Boxing


Carl Froch’s Three Best Wins, Lucian Bute’s Three Best Wins

By James Slater: Tonight’s potential classic/thriller/FOTY between rival super, super-middleweights Lucian Bute and Carl Froch could prove to be the defining fight for the winner; heaven knows the pair of them may not have too much left after they’ve warred in Nottingham.

Tonight’s match-up is one of the very best of the year - arguably THE best match-up of 2012 so far - and you could make a case for neither guy having fought such a physically tough opponent before. Of course, Froch and Bute have been in with some classy operators in their time, “The Cobra” especially, but tonight’s duel just might bring out the very best in the unbeaten 32-year-old southpaw and the 34-year-old former two-time WBC champ.

In terms of quality of opposition thus far in their careers, however, Froch, 28-2(20) holds a distinct edge over reigning and defending IBF boss Bute, 30-0(24).

Let’s now look at each man’s three best pro wins and compare them.

Froch:

1: TKO 12 Jermain Taylor, April 2009.

A genuine thriller that proved a sensational hit with the fans. Froch, making the first defence of his newly acquired WBC title, was knocked down for the first time in his career in the fight with the former middleweight king. Early on, the idea of “The Cobra” going to the backyard of “Bad Intentions” looked a bad idea.

Trailing on the cards going into the final round, Froch gave us one of his most incredible finishes, as he scored one of the most amazing turnarounds in many a year. With just 14-seconds left in the fight, the powerful and determined fists of Froch battered Taylor to defeat.
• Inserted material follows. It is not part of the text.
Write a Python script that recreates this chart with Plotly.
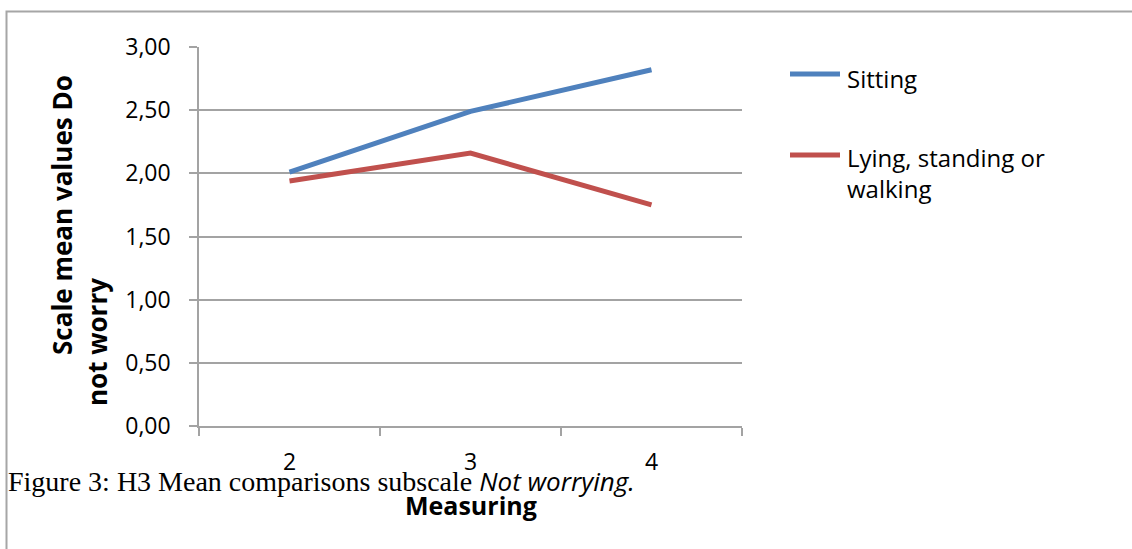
import plotly.graph_objects as go

categories = ["2", "3", "4"]
series_names = ["Sitting", "Lying, standing or<br>walking"]
series_colors = ["#4F81BD", "#C0504D"]
sitting = [2.01, 2.49, 2.82]
lying = [1.94, 2.16, 1.75]
y_ticks = [0, 0.5, 1.0, 1.5, 2.0, 2.5, 3.0]
y_tick_labels = ["0,00", "0,50", "1,00", "1,50", "2,00", "2,50", "3,00"]

SANS = "Open Sans"
GRID = "#a3a3a3"

fig = go.Figure()
for name, vals, col in zip(series_names, [sitting, lying], series_colors):
    fig.add_trace(go.Scatter(x=categories, y=vals, mode="lines", name=name,
                             line=dict(color=col, width=5), showlegend=False))

W, H = 1132, 549
L, R, T, B = 199, 390, 47, 123
pw, ph = W - L - R, H - T - B


def px(x):
    return (x - L) / pw


def py(y):
    return (H - B - y) / ph


shapes = [dict(type="rect", xref="paper", yref="paper",
               x0=px(6.5), x1=px(1145), y0=py(11.5), y1=py(570),
               line=dict(color="#a6a6a6", width=2), layer="below")]
annotations = []
# legend (drawn manually to match the original key geometry)
legend_line_y = [74, 155]
legend_text_y = [78, 173]
for name, col, ly, ty in zip(series_names, series_colors, legend_line_y, legend_text_y):
    shapes.append(dict(type="line", xref="paper", yref="paper",
                       x0=px(790), x1=px(840), y0=py(ly), y1=py(ly),
                       line=dict(color=col, width=5)))
    annotations.append(dict(text=name, xref="paper", yref="paper", x=px(845), y=py(ty),
                            xanchor="left", yanchor="middle", align="left",
                            showarrow=False, font=dict(family=SANS, size=24)))

annotations += [
    dict(text="<b>Scale mean values Do</b>", xref="paper", yref="paper",
         x=px(62), y=py(215), textangle=-90, showarrow=False,
         font=dict(family=SANS, size=26), xanchor="center", yanchor="middle"),
    dict(text="<b>not worry</b>", xref="paper", yref="paper",
         x=px(97), y=py(342), textangle=-90, showarrow=False,
         font=dict(family=SANS, size=26), xanchor="center", yanchor="middle"),
    dict(text="<b>Measuring</b>", xref="paper", yref="paper",
         x=px(471), y=py(505), showarrow=False,
         font=dict(family=SANS, size=25), xanchor="center", yanchor="middle"),
    dict(text="Figure 3: H3 Mean comparisons subscale "
              "<span style='font-family:Open Sans;font-size:26px'><i>Not worrying.</i></span>",
         xref="paper", yref="paper", x=px(6), y=py(481), showarrow=False,
         font=dict(family="Liberation Serif", size=28), xanchor="left",
         yanchor="middle"),
]

fig.update_layout(
    width=W, height=H,
    margin=dict(l=L, r=R, t=T, b=B),
    paper_bgcolor="white", plot_bgcolor="white",
    font=dict(family=SANS, size=23, color="black"),
    showlegend=False,
    xaxis=dict(type="category", range=[-0.5, 2.5], showgrid=False,
               showline=True, linecolor=GRID, linewidth=1.5,
               ticks="outside", ticklen=8, tickcolor=GRID, tickwidth=1.5,
               tickson="boundaries", ticklabelstandoff=15,
               tickfont=dict(family=SANS, size=23)),
    yaxis=dict(range=[0, 3], tickvals=y_ticks, ticktext=y_tick_labels,
               showgrid=True, gridcolor=GRID, gridwidth=1.5,
               showline=True, linecolor=GRID, linewidth=1.5,
               ticks="outside", ticklen=8, tickcolor=GRID, tickwidth=1.5,
               ticklabelstandoff=14, zeroline=False,
               tickfont=dict(family=SANS, size=23)),
    shapes=shapes,
    annotations=annotations,
)

fig.write_html("out.html", config={"displayModeBar": False},
               post_script="document.body.style.margin='0px';")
This one ranks up there with Jake La Motta’s legendary 1950 come-from-behind win over Laurent Dauthuille.

2: WU12 Arthur Abraham, November, 2010.

Having won one fight in the “Super Six” tourney and then lost his second appearance, Froch needed to beat another former middleweight ruler in “King” Arthur to keep himself in the competition. Froch the smart boxer turned up in Helsinki, Finland, and he proceeded to both befuddle Abraham and confound his critics. Simply put, Froch gave the mighty Abraham a boxing lesson.
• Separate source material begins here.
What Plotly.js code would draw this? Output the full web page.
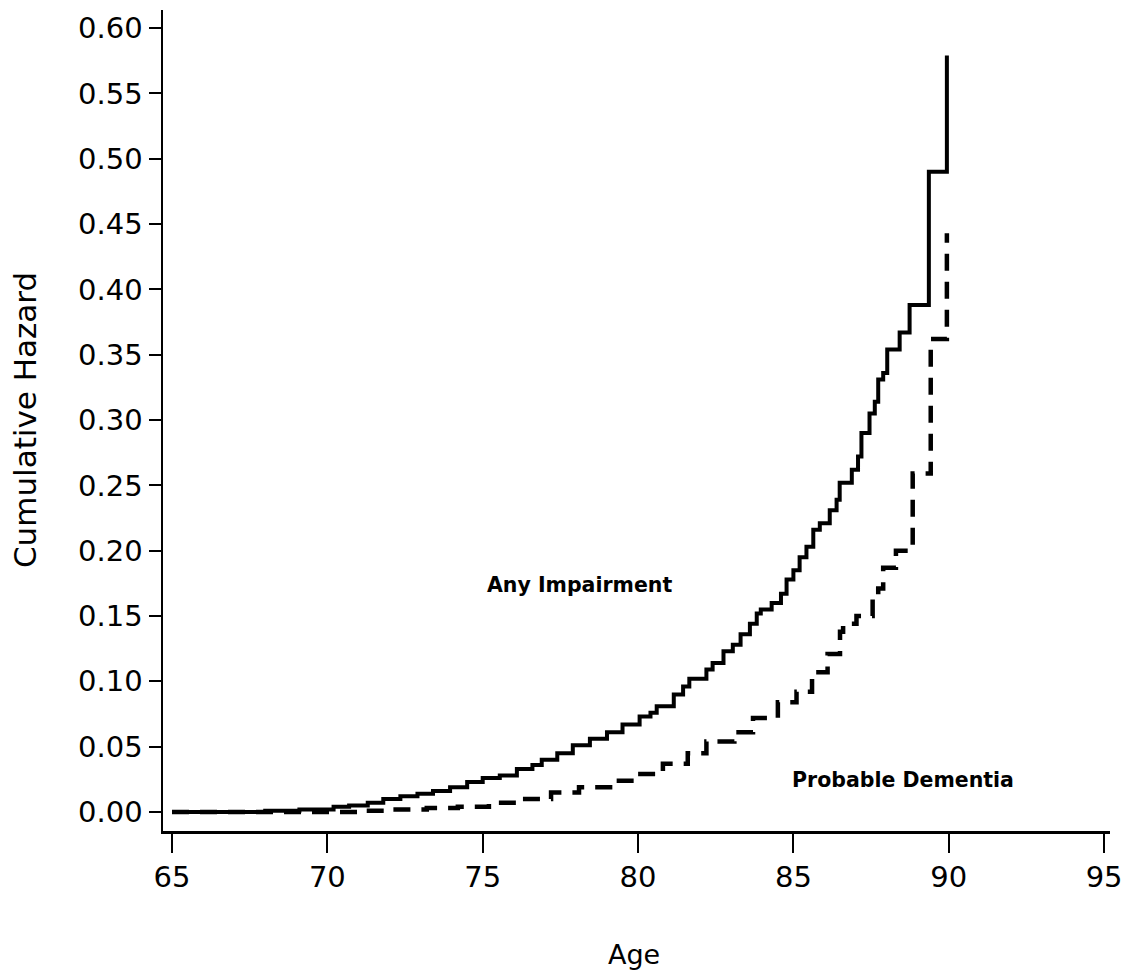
<!DOCTYPE html>
<html>
<head>
<meta charset="utf-8">
<script src="https://cdn.plot.ly/plotly-3.0.1.min.js"></script>
<style>
  html, body { margin: 0; padding: 0; background: #ffffff; }
  #chart { width: 1126px; height: 979px; }
</style>
</head>
<body>
<div id="chart"></div>
<script>
// Any Impairment – cumulative hazard (step function)
const anyAge = [65.0, 67.0, 68.0, 69.1, 70.2, 70.7, 71.3, 71.8, 72.35, 72.9, 73.4, 73.95, 74.5, 75.0, 75.55, 76.1, 76.6, 76.9, 77.4, 77.9, 78.45, 79.0, 79.5, 80.05, 80.4, 80.6, 81.15, 81.45, 81.65, 82.2, 82.4, 82.75, 83.05, 83.3, 83.6, 83.82, 83.95, 84.3, 84.6, 84.78, 85.0, 85.2, 85.42, 85.64, 85.85, 86.17, 86.39, 86.49, 86.88, 87.08, 87.19, 87.45, 87.62, 87.73, 87.89, 88.02, 88.42, 88.74, 89.36, 89.94];
const anyHaz = [0.000, 0.000, 0.001, 0.002, 0.004, 0.005, 0.007, 0.010, 0.012, 0.014, 0.016, 0.019, 0.023, 0.026, 0.028, 0.033, 0.036, 0.040, 0.045, 0.051, 0.056, 0.061, 0.067, 0.073, 0.076, 0.081, 0.090, 0.096, 0.102, 0.109, 0.114, 0.123, 0.128, 0.136, 0.144, 0.152, 0.155, 0.160, 0.167, 0.178, 0.185, 0.195, 0.203, 0.216, 0.221, 0.231, 0.239, 0.252, 0.262, 0.272, 0.290, 0.305, 0.314, 0.331, 0.336, 0.354, 0.367, 0.388, 0.490, 0.579];

// Probable Dementia – cumulative hazard (step function)
const demAge = [65.0, 68.0, 69.7, 71.0, 72.1, 73.2, 74.2, 75.2, 76.2, 77.2, 78.1, 79.1, 80.0, 80.8, 81.6, 82.2, 83.1, 83.7, 84.5, 85.1, 85.6, 86.1, 86.5, 86.6, 87.03, 87.55, 87.73, 87.89, 88.30, 88.84, 89.42, 89.94];
const demHaz = [0.000, 0.000, 0.000, 0.001, 0.002, 0.003, 0.004, 0.007, 0.010, 0.015, 0.019, 0.024, 0.029, 0.037, 0.045, 0.054, 0.061, 0.072, 0.084, 0.092, 0.107, 0.121, 0.138, 0.144, 0.150, 0.165, 0.171, 0.187, 0.200, 0.259, 0.362, 0.443];

const xTicks = [65, 70, 75, 80, 85, 90, 95];
const yTicks = [0.00, 0.05, 0.10, 0.15, 0.20, 0.25, 0.30, 0.35, 0.40, 0.45, 0.50, 0.55, 0.60];

const labelAny = "Any Impairment";
const labelDem = "Probable Dementia";
const xTitle = "Age";
const yTitle = "Cumulative Hazard";

const FONT = "DejaVu Sans, Verdana, sans-serif";

const traces = [
  {
    x: anyAge, y: anyHaz, type: "scatter", mode: "lines", name: labelAny,
    line: { color: "#000000", width: 4, shape: "hv" }
  },
  {
    x: demAge, y: demHaz, type: "scatter", mode: "lines", name: labelDem,
    line: { color: "#000000", width: 4.5, shape: "hv", dash: "17px,11px" }
  }
];

const axisCommon = {
  showgrid: false, zeroline: false, showline: true,
  linecolor: "#000000", linewidth: 2.5,
  ticks: "outside", tickcolor: "#000000", tickwidth: 2,
  tickfont: { family: FONT, size: 29, color: "#000000" },
  automargin: false
};

const layout = {
  width: 1126, height: 979,
  margin: { l: 163, r: 16, t: 10, b: 148 },
  paper_bgcolor: "#ffffff", plot_bgcolor: "#ffffff",
  showlegend: false,
  font: { family: FONT, color: "#000000" },
  xaxis: Object.assign({}, axisCommon, {
    range: [64.71, 95.19],
    tickmode: "array", tickvals: xTicks, ticktext: xTicks.map(String),
    ticklen: 19
  }),
  yaxis: Object.assign({}, axisCommon, {
    range: [-0.01454, 0.6138],
    tickmode: "array", tickvals: yTicks, ticktext: yTicks.map(v => v.toFixed(2)),
    ticklen: 12
  }),
  annotations: [
    {
      x: 0.4974, y: -0.151, xref: "paper", yref: "paper", text: xTitle, showarrow: false,
      xanchor: "center", yanchor: "middle",
      font: { family: FONT, size: 27, color: "#000000" }
    },
    {
      x: -0.1457, y: 0.5006, xref: "paper", yref: "paper", text: yTitle, showarrow: false,
      textangle: -90, xanchor: "center", yanchor: "middle",
      font: { family: FONT, size: 31, color: "#000000" }
    },
    {
      x: 78.12, y: 0.174, xref: "x", yref: "y", text: labelAny, showarrow: false,
      xanchor: "center", yanchor: "middle",
      font: { family: FONT, size: 20.5, color: "#000000", weight: "bold" }
    },
    {
      x: 88.53, y: 0.0245, xref: "x", yref: "y", text: labelDem, showarrow: false,
      xanchor: "center", yanchor: "middle",
      font: { family: FONT, size: 20.5, color: "#000000", weight: "bold" }
    }
  ]
};

Plotly.newPlot("chart", traces, layout, { staticPlot: true, displayModeBar: false });
</script>
</body>
</html>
3: WU12 Jean Pascal, December, 2008.

Froch’s first classic and in the opinion of many his greatest action fight so far. Both “The Cobra” and Pascal were unbeaten and, in front of his hometown fans, Froch was determined to stay that way. The two warriors went to war with reckless abandon at times, sending shivers down the spines of fight fans the world over. A genuine contender for that year’s best fight, Froch-Pascal saw the two rivals batter each other so much that they earned each other’s respect - to the point where a handshake agreement promised a return fight.

Bute:

KO 4 Librado Andrade, November, 2009.

This fight, a return of a fiercely-fought and highly controversial battle that almost saw Bute lose, resulted in a masterful display of dominance from the Romanian. Having been very fortunate not to have lost the first fight some 13 months before (holding on to his IBF crown and unbeaten record with the aid of some distinctly dodgy refereeing), Bute made short work of the previously unstopped Mexican in the rematch. Decking the iron-chinned warrior with a head shot first of all, Bute then flattened Andrade with as wicked a body shot as you will ever see. This loss pretty much ruined Andrade, and put paid to all the controversy the first fight between these two drew.
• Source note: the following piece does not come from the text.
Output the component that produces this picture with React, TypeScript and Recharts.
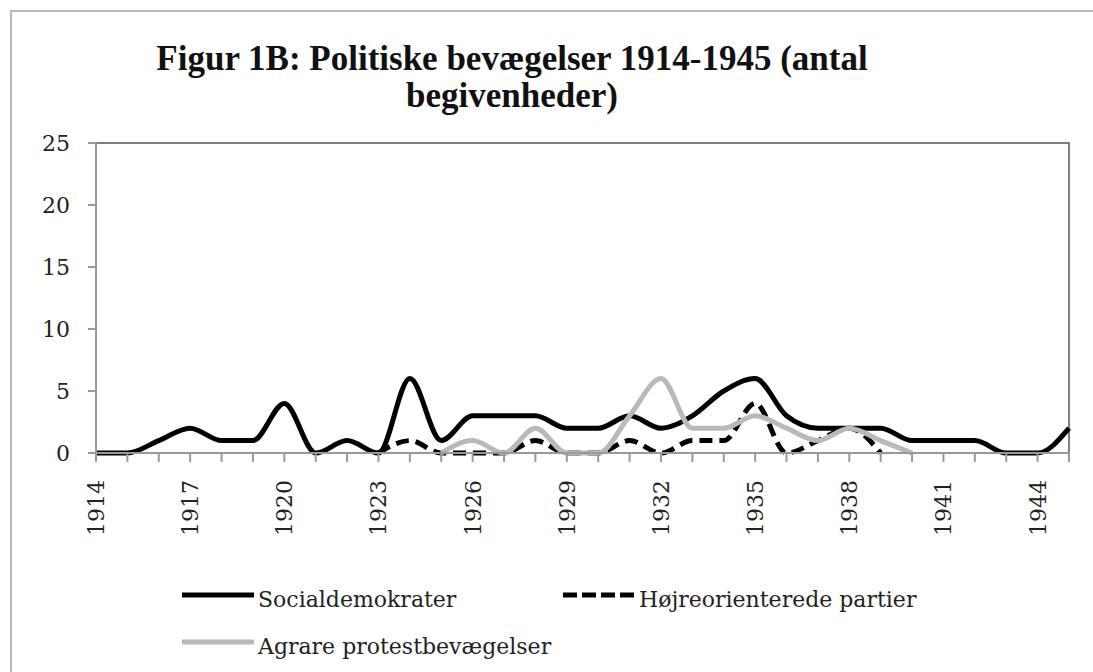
import { LineChart, Line, XAxis, YAxis, ReferenceArea } from 'recharts';

// Years on the x axis (one point per year)
const YEARS = [
  1914, 1915, 1916, 1917, 1918, 1919, 1920, 1921, 1922, 1923, 1924, 1925, 1926, 1927, 1928, 1929,
  1930, 1931, 1932, 1933, 1934, 1935, 1936, 1937, 1938, 1939, 1940, 1941, 1942, 1943, 1944, 1945,
];

// Number of events per year
const SOCIALDEMOKRATER = [
  0, 0, 1, 2, 1, 1, 4, 0, 1, 0, 6, 1, 3, 3, 3, 2,
  2, 3, 2, 3, 5, 6, 3, 2, 2, 2, 1, 1, 1, 0, 0, 2,
];
const HOJREORIENTEREDE = [
  null, null, null, null, null, null, null, null, null, 0, 1, 0, 0, 0, 1, 0,
  0, 1, 0, 1, 1, 4, 0, 1, 2, 0, null, null, null, null, null, null,
];
const AGRARE = [
  null, null, null, null, null, null, null, null, null, null, null, 0, 1, 0, 2, 0,
  0, 3, 6, 2, 2, 3, 2, 1, 2, 1, 0, null, null, null, null, null,
];

const Y_TICKS = [0, 5, 10, 15, 20, 25];
const X_LABEL_YEARS = [1914, 1917, 1920, 1923, 1926, 1929, 1932, 1935, 1938, 1941, 1944];

const SERIES = [
  { key: 'social', name: 'Socialdemokrater', values: SOCIALDEMOKRATER, color: '#000000', dash: undefined },
  { key: 'hojre', name: 'Højreorienterede partier', values: HOJREORIENTEREDE, color: '#000000', dash: '13 7' },
  { key: 'agrare', name: 'Agrare protestbevægelser', values: AGRARE, color: '#b9b9b9', dash: undefined },
];

const TITLE_FONT = '"Liberation Serif", serif';
const FONT = '"DejaVu Serif", "Liberation Serif", serif';

const chartData = YEARS.map((year, i) => {
  const row: Record<string, any> = { year };
  SERIES.forEach(s => { row[s.key] = s.values[i]; });
  return row;
});

const YearTick = ({ x, y, payload }: any) => {
  if (!X_LABEL_YEARS.includes(payload.value)) return <g />;
  return (
    <text
      x={x}
      y={y}
      transform={`rotate(-90 ${x} ${y})`}
      textAnchor="end"
      dx={-16}
      dy={8}
      fontSize={22}
      fontFamily={FONT}
      fill="#222"
    >
      {payload.value}
    </text>
  );
};

// legend line start (x) and line centre (y), as in the original figure
const LEGEND_SLOTS = [
  { left: 182, lineY: 595 },
  { left: 563, lineY: 595 },
  { left: 182, lineY: 642 },
];

export default function App() {
  return (
    <div style={{ position: 'absolute', left: 0, top: 0, width: 1093, height: 672, overflow: 'hidden', background: '#fff' }}>
      {/* outer frame */}
      <div style={{ position: 'absolute', left: 10, top: 10, width: 1200, height: 800, border: '2px solid #b8b8b8' }} />

      <div
        style={{
          position: 'absolute', left: 12, top: 40, width: 1000, textAlign: 'center',
          fontFamily: TITLE_FONT, fontWeight: 'bold', fontSize: 35, lineHeight: '37px', color: '#111',
        }}
      >
        Figur 1B: Politiske bevægelser 1914-1945 (antal
        <br />
        begivenheder)
      </div>

      <div style={{ position: 'absolute', left: 0, top: 0 }}>
        <LineChart width={1093} height={672} data={chartData} margin={{ top: 143, right: 24, bottom: 129, left: 36 }}>
          <ReferenceArea x1={1914} x2={1945} y1={0} y2={25} fill="none" stroke="#555" strokeWidth={1.5} />
          <XAxis
            dataKey="year"
            interval={0}
            tickSize={9}
            height={90}
            stroke="#999"
            strokeWidth={2}
            tick={<YearTick />}
          />
          <YAxis
            domain={[0, 25]}
            ticks={Y_TICKS}
            width={60}
            tickSize={8}
            tickMargin={18}
            stroke="#999"
            strokeWidth={2}
            tick={{ fontSize: 22, fontFamily: FONT, fill: '#222' }}
          />
          {SERIES.map(s => (
            <Line
              key={s.key}
              type="monotone"
              dataKey={s.key}
              name={s.name}
              stroke={s.color}
              strokeWidth={5}
              strokeDasharray={s.dash}
              dot={false}
              activeDot={false}
              isAnimationActive={false}
            />
          ))}
        </LineChart>
      </div>

      {SERIES.map((s, i) => (
        <div key={s.key}>
          <svg
            width={72}
            height={10}
            style={{ position: 'absolute', left: LEGEND_SLOTS[i].left, top: LEGEND_SLOTS[i].lineY - 5 }}
          >
            <line x1={0} y1={5} x2={72} y2={5} stroke={s.color} strokeWidth={5} strokeDasharray={s.dash ? '14 5' : undefined} />
          </svg>
          <span
            style={{
              position: 'absolute', left: LEGEND_SLOTS[i].left + 76, top: LEGEND_SLOTS[i].lineY - 9,
              fontFamily: FONT, fontSize: 22, lineHeight: '28px', color: '#222', whiteSpace: 'nowrap',
            }}
          >
            {s.name}
          </span>
        </div>
      ))}
    </div>
  );
}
2: WU12 Glen Johnson, November, 2011.

This fight may have lacked drama, but Bute, in totally shutting out “Road Warrior” Johnson like no-one else before him, showed his sheer class. In fact, Bute won this fight with something to spare. Not since Bernard Hopkins became the only man to have stopped Johnson had anyone beaten him so emphatically. Yes, Johnson may have been 42 at the time, yet in his previous fight - with Carl Froch - Glen had been his usual tough, competitive self. As far as this common opponent goes, Bute holds an advantage over Froch.

3: KO4 Jean-Paul Mendy, July, 2011

Talk about an eye-catching one-punch KO! Okay, Mendy is no great fighter, yet he was unbeaten going into the July bout. Bute? He utterly destroyed the capable Frenchman with both apparent ease and in a highlight-reel manner. Ahead on points in the short fight, Bute landed a perfect shot to his fellow southpaw challenger’s exposed chin, the short, chopping overhand left instantly putting Mendy’s lights out. Bute smiled as he walked away from his unconscious foe. This win shows us all we need to know about Bute’s lethal power.